Kone ist der Aufsteiger der Saison bei der Borussia und auch im Liga-Vergleich sucht man eine Erfolgsgeschichte dieser Art wohl vergeblich. Der Franzose hat sich im Gladbacher Mittelfeld festgespielt, überzeugt durch eine enorme Körperlichkeit bei gleichzeitig hervorragender Technik und Geschmeidigkeit.
Kone hat die deutschen Nationalspieler Florian Neuhaus und Christoph Kramer vorerst auf die Bank verdrängt. Und momentan deutet nichts darauf hin, dass sich daran etwas ändern sollte.
Deshalb stockt Frankfurts Offensivspiel immer noch
Die Eintracht hat gegen Leipzig spät einen überaus glücklichen Punkt gerettet, bleibt in der Tabelle aber trotzdem tief unten drin und mit nur zehn erzielten Toren nach zehn Spielen auch eine der ungefährlichsten Mannschaften der Liga. Woran das liegt?
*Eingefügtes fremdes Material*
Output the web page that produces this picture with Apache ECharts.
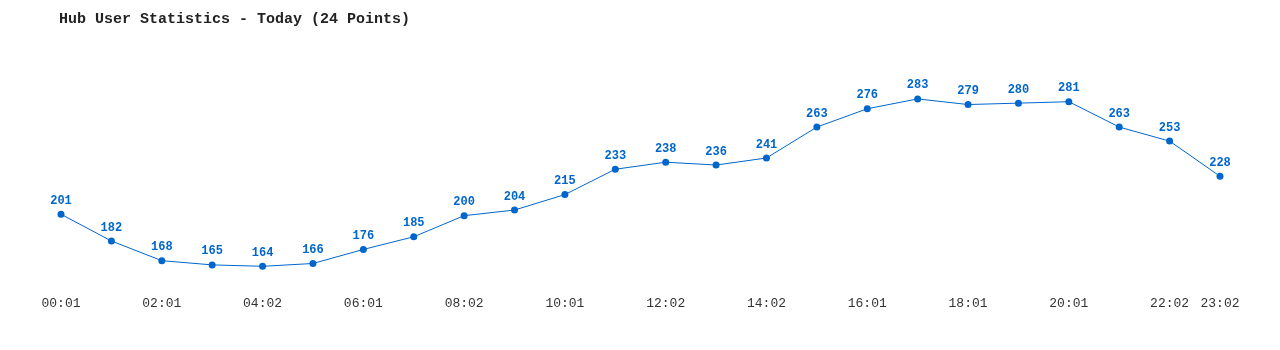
<!DOCTYPE html>
<html>
<head>
<meta charset="utf-8">
<script src="https://cdn.jsdelivr.net/npm/echarts@6/dist/echarts.min.js"></script>
<style>html,body{margin:0;padding:0;background:#fff;}#chart{width:1280px;height:350px;}</style>
</head>
<body>
<div id="chart"></div>
<script>
const categories = ["00:01","01:01","02:01","03:01","04:02","05:01","06:01","07:02","08:02","09:01","10:01","11:02","12:02","13:02","14:02","15:01","16:01","17:01","18:01","19:01","20:01","21:02","22:02","23:02"];
const users = [201,182,168,165,164,166,176,185,200,204,215,233,238,236,241,263,276,283,279,280,281,263,253,228];
const titleText = "Hub User Statistics - Today (24 Points)";

const chart = echarts.init(document.getElementById('chart'));
chart.setOption({
  animation: false,
  title: {
    text: titleText,
    left: 54, top: 7,
    textStyle: { fontFamily: 'Liberation Mono', fontSize: 15, fontWeight: 'bold', color: '#222' }
  },
  grid: { left: 61, right: 60, top: 75, bottom: 64 },
  xAxis: {
    type: 'category',
    data: categories,
    boundaryGap: false,
    axisLine: { show: false },
    axisTick: { show: false },
    splitLine: { show: false },
    axisLabel: {
      interval: function (i) { return i % 2 === 0 || i === categories.length - 1; },
      margin: 11,
      fontFamily: 'Liberation Mono', fontSize: 13, color: '#333'
    }
  },
  yAxis: {
    type: 'value', min: 150, max: 300,
    show: false
  },
  series: [{
    type: 'line',
    data: users,
    lineStyle: { color: '#0066cc', width: 1 },
    itemStyle: { color: '#0066cc' },
    symbol: 'circle', symbolSize: 7,
    label: {
      show: true, position: 'top', distance: 4,
      fontFamily: 'Liberation Mono', fontSize: 12, fontWeight: 'bold', color: '#0066cc'
    }
  }]
});
</script>
</body>
</html>
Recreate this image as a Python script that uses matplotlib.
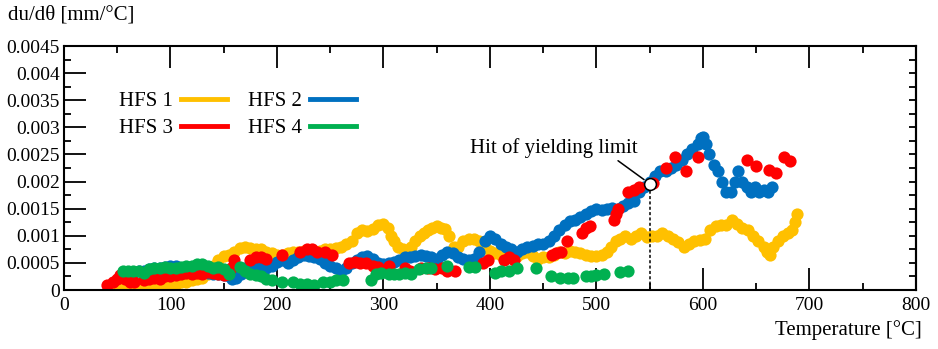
import matplotlib
matplotlib.use("Agg")
import matplotlib.pyplot as plt
from matplotlib.lines import Line2D
from matplotlib.ticker import MultipleLocator, FuncFormatter

# HFS 1 (yellow)
hfs1_t = [45, 50, 55, 60, 65, 70, 75, 80, 85, 90, 95, 100, 105, 110, 115, 120, 125, 130, 135, 140,
          145, 150, 155, 160, 165, 170, 175, 180, 185, 190, 195, 200, 205, 210, 215, 220, 225, 230,
          235, 240, 245, 250, 255, 260, 265, 270, 275, 280, 285, 290, 295, 300, 304, 307, 310, 314,
          318, 322, 326, 330, 334, 338, 342, 346, 350, 354, 358, 362, 366, 370, 375, 380, 385, 390,
          395, 400, 405, 410, 415, 420, 425, 430, 435, 440, 445, 450, 455, 460, 465, 470, 475, 480,
          485, 490, 495, 500, 505, 510, 514, 518, 522, 527, 532, 537, 542, 547, 552, 557, 562, 567,
          572, 577, 582, 587, 592, 597, 602, 607, 612, 617, 622, 627, 632, 637, 642, 647, 652, 657,
          660, 663, 666, 670, 675, 680, 684, 686, 688]
hfs1_v = [.00005, .0001, .0001, .00008, .0001, .0001, .00012, .0001, .00012, .0001, .00012, .00012,
          .00012, .00015, .00015, .00018, .0002, .00022, .0003, .00045, .00055, .00062, .00065, .0007,
          .00078, .0008, .00078, .00075, .00075, .0007, .00068, .00065, .00065, .00068, .0007, .0007,
          .00072, .0007, .0007, .00072, .00075, .00075, .00078, .0008, .00085, .0009, .00105, .0011,
          .00108, .00112, .0012, .00122, .00115, .001, .0009, .0008, .00075, .0007, .0008, .0009,
          .001, .00105, .0011, .00115, .00118, .00115, .00112, .001, .0008, .0008, .0009, .00095,
          .00095, .0009, .0008, .00072, .00068, .00065, .00065, .0006, .00062, .00068, .0007, .00062,
          .00058, .0006, .0006, .00065, .0007, .00068, .00072, .0007, .00068, .00065, .00062, .00062,
          .00065, .0007, .0008, .0009, .00095, .001, .00095, .001, .00105, .00098, .001, .001, .00105,
          .001, .00095, .00088, .0008, .00085, .0009, .00092, .00095, .0011, .00118, .0012, .0012,
          .0013, .00122, .00115, .0011, .001, .0009, .0008, .0007, .00065, .0008, .0009, .001, .00105,
          .0011, .00125, .0014]

# HFS 2 (blue)
hfs2_t = [60, 65, 70, 75, 80, 85, 90, 95, 100, 105, 110, 115, 120, 125, 130, 135, 140, 145, 150, 155,
          158, 162, 166, 170, 175, 180, 185, 190, 195, 200, 205, 210, 215, 220, 225, 230, 235, 240,
          245, 250, 255, 260, 265, 270, 275, 280, 285, 290, 295, 300, 305, 310, 315, 320, 325, 330,
          335, 340, 345, 350, 355, 360, 365, 370, 375, 380, 385, 390, 395, 400, 405, 410, 415, 420,
          425, 430, 435, 440, 445, 450, 455, 460, 465, 470, 475, 480, 485, 490, 495, 500, 505, 510,
          515, 520, 525, 530, 535, 540, 545, 550, 555, 560, 565, 570, 575, 580, 585, 590, 595, 598,
          600, 603, 606, 610, 614, 618, 622, 626, 630, 633, 637, 641, 645, 649, 653, 657, 661, 665]
hfs2_v = [.0003, .00032, .00035, .00035, .00038, .0004, .0004, .00042, .00045, .00045, .0004, .0004,
          .00038, .00035, .00035, .00032, .0003, .0003, .00028, .00025, .0002, .00022, .0003, .0004,
          .00045, .00048, .00045, .0004, .00045, .00052, .00055, .0005, .00055, .0006, .00065, .00062,
          .0006, .00058, .0005, .00045, .0004, .00035, .0004, .0005, .00055, .0006, .00062, .00058,
          .0005, .00048, .0005, .00052, .00055, .0006, .0006, .00062, .00065, .00062, .0006, .00058,
          .00065, .0007, .00068, .0006, .00058, .00055, .00058, .0007, .0009, .001, .00095, .00085,
          .0008, .00075, .0007, .00075, .0008, .00082, .00085, .00085, .0009, .001, .0011, .0012,
          .00128, .0013, .00135, .0014, .00145, .0015, .00148, .0015, .00152, .0015, .00155, .0016,
          .00165, .0018, .0019, .002, .0021, .0022, .0022, .00225, .0023, .0024, .0025, .0026, .0027,
          .0028, .00283, .0027, .0025, .0023, .0022, .002, .0018, .0018, .002, .0022, .002, .0019,
          .0018, .0019, .0018, .00185, .0018, .0019]

# HFS 3 (red)
hfs3_t = [40, 46, 50, 53, 57, 62, 66, 75, 80, 85, 90, 95, 100, 105, 110, 115, 120, 125, 130, 135,
          140, 145, 150, 154, 157, 160, 175, 180, 185, 190, 205, 222, 228, 233, 238, 245, 252, 268,
          273, 278, 284, 290, 295, 305, 320, 325, 335, 342, 348, 355, 360, 367, 393, 398, 413, 418,
          423, 458, 462, 467, 472, 486, 490, 494, 516, 518, 520, 530, 535, 540, 553, 565, 574, 584,
          595, 641, 650, 662, 669, 676, 682]
hfs3_v = [.0001, .00015, .0002, .00028, .0002, .00015, .00015, .00018, .0002, .00022, .0002, .00025,
          .00025, .00028, .0003, .00032, .0003, .00032, .0003, .00033, .00032, .0003, .00028, .0003,
          .0004, .00055, .00055, .0006, .0006, .00058, .00065, .0007, .00075, .00075, .0007, .0007,
          .00065, .0005, .00052, .0005, .0005, .00045, .00042, .00045, .0004, .00035, .0004, .0004,
          .00038, .0004, .00035, .00035, .0005, .00055, .00055, .0006, .00055, .00065, .00068, .0007,
          .0009, .00105, .00115, .00118, .0013, .0014, .0015, .0018, .00185, .0019, .00198, .00225,
          .00245, .0022, .00245, .0024, .00228, .00222, .00215, .00245, .00238]

# HFS 4 (green)
hfs4_t = [55, 60, 65, 70, 75, 80, 85, 90, 95, 100, 105, 110, 115, 120, 125, 130, 135, 140, 145, 150,
          155, 165, 170, 175, 180, 185, 190, 195, 205, 215, 222, 228, 235, 243, 250, 255, 262, 288,
          293, 298, 305, 310, 315, 320, 326, 333, 340, 345, 360, 380, 386, 405, 410, 418, 425, 443,
          457, 466, 473, 478, 490, 495, 500, 507, 522, 530]
hfs4_v = [.00035, .00035, .00035, .00035, .00032, .00038, .0004, .0004, .00042, .0004, .0004, .00042,
          .00045, .00045, .00048, .00048, .00045, .0004, .00042, .00038, .0003, .00042, .00035, .0003,
          .00028, .00025, .0002, .00018, .00015, .00015, .00012, .00012, .0001, .00015, .00015,
          .00018, .00018, .00018, .0003, .00032, .0003, .0003, .0003, .00032, .0003, .00038, .0004,
          .0004, .00045, .00042, .00042, .00032, .00035, .00035, .0004, .0004, .00025, .00022, .00022,
          .00022, .00025, .00025, .00028, .0003, .00033, .00035]

labels = ["HFS 1", "HFS 2", "HFS 3", "HFS 4"]
colors = ["#FFC000", "#0070C0", "#FF0000", "#00B050"]

yield_t = 550
yield_v = 0.00196

plt.rcParams['font.family'] = ['Liberation Serif', 'DejaVu Serif']

fig = plt.figure(figsize=(9.38, 3.49), dpi=100)
ax = fig.add_axes([0.0682, 0.169, 0.9083, 0.699])

series = [(hfs1_t, hfs1_v), (hfs2_t, hfs2_v), (hfs3_t, hfs3_v), (hfs4_t, hfs4_v)]
for (t, v), c in zip(series, colors):
    ax.plot(t, v, 'o', color=c, markersize=8.8, markeredgewidth=0)

# yielding limit marker
ax.plot([yield_t, yield_t], [0, yield_v], color='black', linestyle=(0, (2, 1.5)), lw=1.1)
ax.plot(yield_t, yield_v, 'o', markersize=8.5, markerfacecolor='white',
        markeredgecolor='black', markeredgewidth=1.1)
ax.annotate("Hit of yielding limit", xy=(yield_t, yield_v), xytext=(460, 0.00262),
            ha='center', va='center', fontsize=15,
            arrowprops=dict(arrowstyle='-', color='black', lw=1.1,
                            relpos=(0.86, 0.0), shrinkA=0, shrinkB=5))

ax.set_xlim(0, 800)
ax.set_ylim(0, 0.0045)
ax.xaxis.set_major_locator(MultipleLocator(100))
ax.xaxis.set_minor_locator(MultipleLocator(50))
ax.yaxis.set_major_locator(MultipleLocator(0.0005))
ax.yaxis.set_minor_locator(MultipleLocator(0.00025))
ax.yaxis.set_major_formatter(FuncFormatter(lambda y, p: '%g' % round(y, 6)))

ax.tick_params(axis='x', which='major', direction='in', length=16, width=1.3, top=True,
               labelsize=14, pad=5)
ax.tick_params(axis='x', which='minor', direction='in', length=5, width=1.3, top=True)
ax.tick_params(axis='y', which='major', direction='in', length=16, width=1.3, right=False,
               labelsize=14, pad=3)
ax.tick_params(axis='y', which='minor', direction='in', length=5, width=1.3, right=False)

# right side: short ticks only
sec = ax.secondary_yaxis('right')
sec.yaxis.set_major_locator(MultipleLocator(0.00025))
sec.tick_params(direction='in', length=5, width=1.3, labelright=False)
sec.spines['right'].set_linewidth(1.5)

for s in ax.spines.values():
    s.set_linewidth(1.5)

handles = [Line2D([], [], color=c, lw=3.5) for c in colors]
order = [0, 2, 1, 3]
ax.legend([handles[i] for i in order], [labels[i] for i in order], ncol=2,
          markerfirst=False, frameon=False, fontsize=15, handlelength=2.2,
          handletextpad=0.4, columnspacing=1.0, labelspacing=0.35,
          loc='upper left', bbox_to_anchor=(0.042, 0.89))

fig.text(0.008, 0.957, "du/d\u03b8 [mm/\u00b0C]", fontsize=15, ha='left', va='center')
fig.text(0.983, 0.054, "Temperature [\u00b0C]", fontsize=15, ha='right', va='center')

fig.savefig("out.png", dpi=100)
Oliver Glasner will Frankfurt nach seinen Vorstellungen umbauen und der zentrale Teil im Offensivspiel liegt darin, den totalen Fokus auf Flanken auf ein gesundes Maß herunter zu schrauben. In den letzten Spielzeiten war die Eintracht stets mit weitem Vorsprung das Team mit den meisten Flanken der Liga, Filip Kostic etwa spielte zuletzt 213 Mal den Ball von der Seite in den Strafraum - 85 Mal mehr als der Zweitplatzierte der letzten Saison, Borna Sosa.
Weil Frankfurt nun aber kaum noch klare Abnehmer für (hohe) Flanken mehr im Kader hat und dieses eine Stilmittel für die Gegner dann doch erwart- und ausrechenbar geworden ist, will Glasner andere Wege zum Tor finden. Und daran hapert es derzeit immer noch.
Die Flut an Flanken ist jedenfalls jetzt schon merklich zurückgegangen: Frankfurt ist in der Statistik aktuell nur Fünfter und schon 50 Flanken hinter dem 1. FC Köln. Der ist jetzt der neue Spitzenreiter.